For those who go to the Writing Center because they were sick on the Workshop Day: you'll never know when the Writing Center will have time to fit you in the schedule for an appointment, so you can have an extension, if necessary. However, you need to submit your Lit Reviews so that I can grade them BEFORE you submit your final essay; otherwise, you'll make the same mistakes again in the final essay!!!

Also due on Wednesday: the finished "Participants" and "3 graphs" that we started on today in class. Those are homework. Please put them in the same essay (your template) that you submit to me for grading the Lit Review this Friday. The sections of "Participants" and "3 graphs" are only homework. You also need to repair those, because they are major components of your final essay.
next Monday, Nov. 9th, as HARD COPY with your peer editor's comments attached. I won't collect any without peer-edits; those will be an F. THERE ARE NO REWRITES, since your peer editors already pre-edited your essays.

Grade Overview:

Unit Paper 1 (Icarus): 100 points (last rewrites can be handed in on the last day of class before Thanksgiving break!!!)
Unit Paper 2: Lit Review (100 points)
Unit Paper 3: Annotated Bibliography (100 points)
Unit Paper 4: Complete Research Essay (200 points)

All unit papers together = 500 points out of a 1,000.

That means, when you had very good Unit Papers 2 and 3, your very important final essay will also be at least good (even if you were not so perfect in the other components)!!! ;-)


Overview of what we have finished by now (yay!!!):

1. Lit Review
2. Annotated Bib
3. Participants
4. the three graphs (with the REAL numbers, not the fake ones)
5. Annex (= your printed-out surveymonkey report sheet with your data)

What we will do on Wednesday, Nov. 6th:

1. pair you up for peer-editing of the Lit Reviews and Annotated Bibs (homework for the same day; email it back to your peers, so they can hand in their final corrected Lit Review on Friday, and their Annotated Bib on Monday next week!)

3. compose the Abstract

4. find out how to display the "qualitative data" (your open-ended text boxes that were not visible in the pdf report sheet that we printed out in class today)

5. begin to write the Results Section (which will be due on Monday, Nov. 9th)


For those who missed class today, Monday, Nov. 2nd:

Step 1.a: If you have LESS than 10 survey answers, take your own survey (from different computers) until you have 10 answers. Then, proceed as below.

Step 1.b: If you have 10 or more survey answers, click on "Collect," and CLOSE your survey, so nobody can take it any more.

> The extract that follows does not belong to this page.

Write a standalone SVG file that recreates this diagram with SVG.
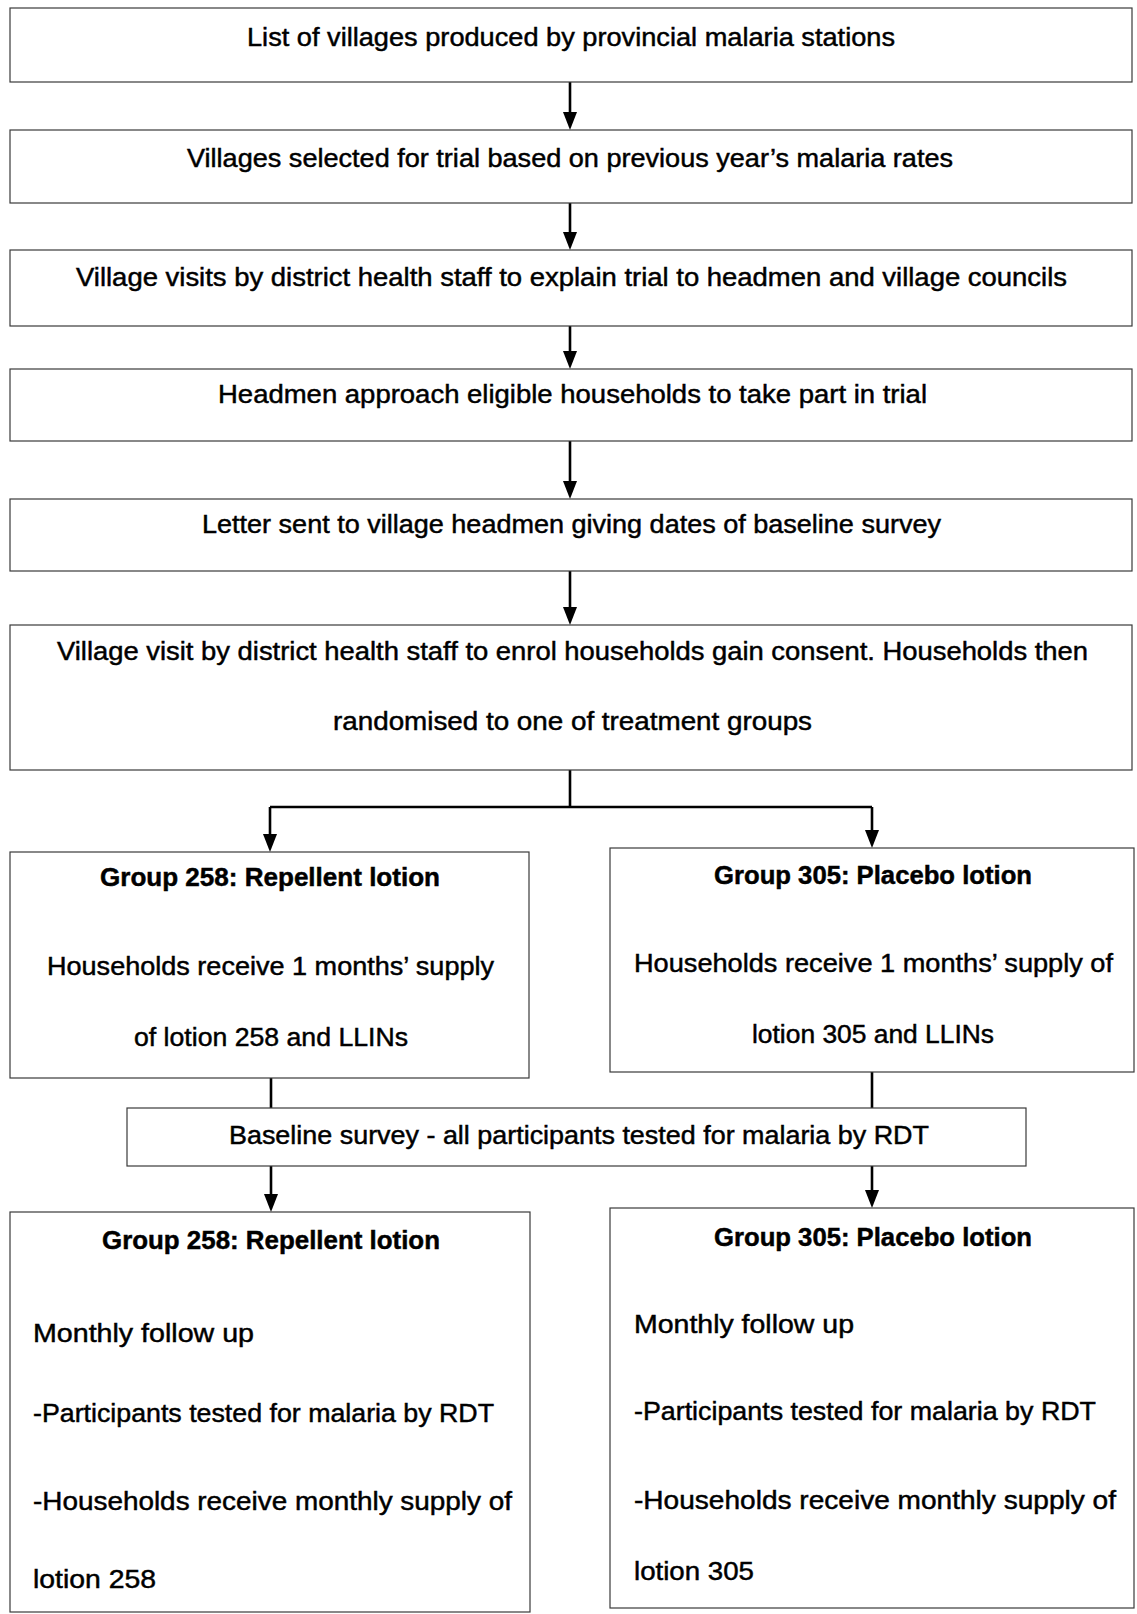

Step 2. Then, click on "Analyze," and then on "Request Download" on the left side. Put the black bullet in "pdf format," and request download. Double-click on the download which appears on top of everything else on the right side of your screen. A zip file will open up your pdf file for you. Double-click on it, and print it out. This will be the Annex of your whole research essay.

Step 3. When you have printed your pdf document (= Annex), open your xls file with the "fake graphs" we created last Wednesday. Put the REAL numbers into your three tables (two were for matrices; one for a question of your choice, but no demographics).

Step 4. When you've created your REAL graphs, click on each picture separately (make sure you highlight the OUTER frame; otherwise, you just copy a little part from inside the graph!!!), right-click, say "copy," and paste it into your Word document (= template of whole research essay, where you also have your Lit Review, Annotated Bib, and participants).

For all:

HAVE YOUR WHOLE ESSAY WITH YOU IN AN EMAIL EVERY DAY, so you can type in the components that are still missing during our in-class workshops!!! Don't leave anything on the desktops; they might be cleaned up!!!

Preview:

The complete Research Essay (with Annex) will be due the last day of class before the Thanksgiving Break, Friday, Nov. 20th!!!

There are NO REWRITES, since we composed almost everything together in in-class workshops, and you could ask for help then. You also had plenty of peer-edits, and my comments on your Unit Papers 2 and 2 (Lit Review, and Annotated Bib).